+++ DATA PROVIDED

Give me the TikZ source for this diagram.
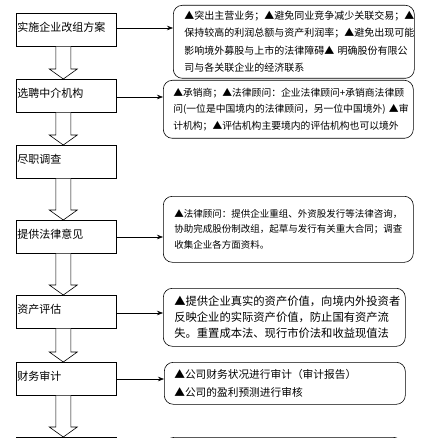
\documentclass[tikz,border=0pt]{standalone}
\usepackage{fontspec}
\newfontfamily\cjk{Noto Sans CJK SC}
\usetikzlibrary{arrows.meta}

\newcommand\stagefont{\cjk\fontsize{11}{13}\selectfont}

\tikzset{
  stage/.style={draw, anchor=north west, text width=98pt, align=left,
    inner xsep=1pt, inner ysep=0pt, text height=18pt, text depth=15pt,
    font=\stagefont, line width=0.6pt},
  note/.style={draw, anchor=north west, rounded corners=9pt, align=left,
    inner ysep=0pt, line width=0.6pt},
  link/.style={-{Stealth[length=6pt,width=4.5pt]}, line width=0.6pt},
  fatarrow/.style={draw, fill=white, line width=0.6pt, line join=miter},
}

\begin{document}
\begin{tikzpicture}[x=1pt,y=1pt,yscale=-1,xscale=1]
\useasboundingbox (0,0) rectangle (420,438);
\clip (0,0) rectangle (420,438);

%Shape: Rectangle [steps]
\node[stage] (s1) at (16,13) {实施企业改组方案};
\node[stage] (s2) at (16,79) {选聘中介机构};
\node[stage] (s3) at (16,145) {尽职调查};
\node[stage] (s4) at (16,220) {提供法律意见};
\node[stage] (s5) at (16,295) {资产评估};
\node[stage] (s6) at (16,362) {财务审计};
\node[stage] (s7) at (16,437) {};

%Shape: Rounded Rectangle [notes]
\node[note, minimum width=241pt, minimum height=73pt, text width=219pt,
  font=\cjk\fontsize{10}{17.5}\selectfont] (n1) at (173,5)
  {▲突出主营业务；▲避免同业竞争减少关联交易；▲\\
   保持较高的利润总额与资产利润率；▲避免出现可能\\
   影响境外募股与上市的法律障碍▲~明确股份有限公\\
   司与各关联企业的经济联系};
\node[note, minimum width=250pt, minimum height=58pt, text width=230pt,
  font=\cjk\fontsize{9.8}{16.5}\selectfont] (n2) at (163,80)
  {▲承销商；▲法律顾问：企业法律顾问+承销商法律顾\\
   问(一位是中国境内的法律顾问，另一位中国境外)~▲审\\
   计机构；▲评估机构主要境内的评估机构也可以境外};
\node[note, minimum width=250pt, minimum height=66pt, text width=228pt,
  font=\cjk\fontsize{9.5}{15.5}\selectfont] (n3) at (163,196)
  {▲法律顾问：提供企业重组、外资股发行等法律咨询，\\
   协助完成股份制改组，起草与发行有关重大合同；调查\\
   收集企业各方面资料。};
\node[note, minimum width=242pt, minimum height=58pt, text width=220pt,
  font=\cjk\fontsize{11.3}{16}\selectfont] (n4) at (163,288)
  {▲提供企业真实的资产价值，向境内外投资者\\
   反映企业的实际资产价值，防止国有资产流\\
   失。重置成本法、现行市价法和收益现值法};
\node[note, minimum width=241pt, minimum height=42pt, text width=221pt,
  font=\cjk\fontsize{10.7}{18}\selectfont] (n5) at (164,362)
  {▲公司财务状况进行审计（审计报告）\\
   ▲公司的盈利预测进行审核};
\node[note, minimum width=237pt, minimum height=50pt] (n6) at (165,437) {};

%Block Arrows
\foreach \a/\b in {s1/s2, s2/s3, s3/s4, s4/s5, s5/s6, s6/s7}
  \draw[fatarrow] ([xshift=-10.5pt]\a.south) -- ([xshift=-10.5pt,yshift=-10pt]\b.north)
    -- ([xshift=-17pt,yshift=-10pt]\b.north) -- ([xshift=-3pt]\b.north)
    -- ([xshift=11pt,yshift=-10pt]\b.north) -- ([xshift=4.5pt,yshift=-10pt]\b.north)
    -- ([xshift=4.5pt]\a.south);

%Straight Lines [links]
\foreach \s/\n/\dy in {s1/n1/15, s2/n2/18, s4/n3/17, s5/n4/18, s6/n5/17} {
  \coordinate (p\s) at ([yshift=\dy pt]\s.north east);
  \draw[link] (p\s) -- (p\s -| \n.west);
}

\end{tikzpicture}
\end{document}
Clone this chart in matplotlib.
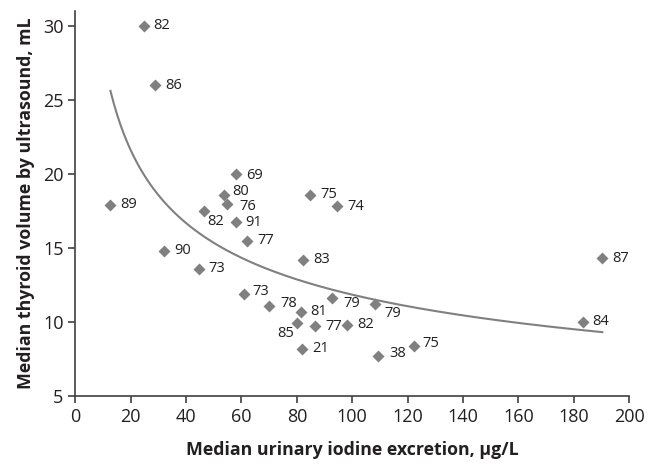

++++++

→ **REQUEST**
Please quote exactly the run of lines that starts the entries and ends at the line containing "(s7) at (16,437)", leaving out every picture.

→ **WRITTEN SOLUTION**
Give me the TikZ source for this diagram.
\documentclass[tikz,border=0pt]{standalone}
\usepackage{fontspec}
\newfontfamily\cjk{Noto Sans CJK SC}
\usetikzlibrary{arrows.meta}

\newcommand\stagefont{\cjk\fontsize{11}{13}\selectfont}

\tikzset{
  stage/.style={draw, anchor=north west, text width=98pt, align=left,
    inner xsep=1pt, inner ysep=0pt, text height=18pt, text depth=15pt,
    font=\stagefont, line width=0.6pt},
  note/.style={draw, anchor=north west, rounded corners=9pt, align=left,
    inner ysep=0pt, line width=0.6pt},
  link/.style={-{Stealth[length=6pt,width=4.5pt]}, line width=0.6pt},
  fatarrow/.style={draw, fill=white, line width=0.6pt, line join=miter},
}

\begin{document}
\begin{tikzpicture}[x=1pt,y=1pt,yscale=-1,xscale=1]
\useasboundingbox (0,0) rectangle (420,438);
\clip (0,0) rectangle (420,438);

%Shape: Rectangle [steps]
\node[stage] (s1) at (16,13) {实施企业改组方案};
\node[stage] (s2) at (16,79) {选聘中介机构};
\node[stage] (s3) at (16,145) {尽职调查};
\node[stage] (s4) at (16,220) {提供法律意见};
\node[stage] (s5) at (16,295) {资产评估};
\node[stage] (s6) at (16,362) {财务审计};
\node[stage] (s7) at (16,437) {};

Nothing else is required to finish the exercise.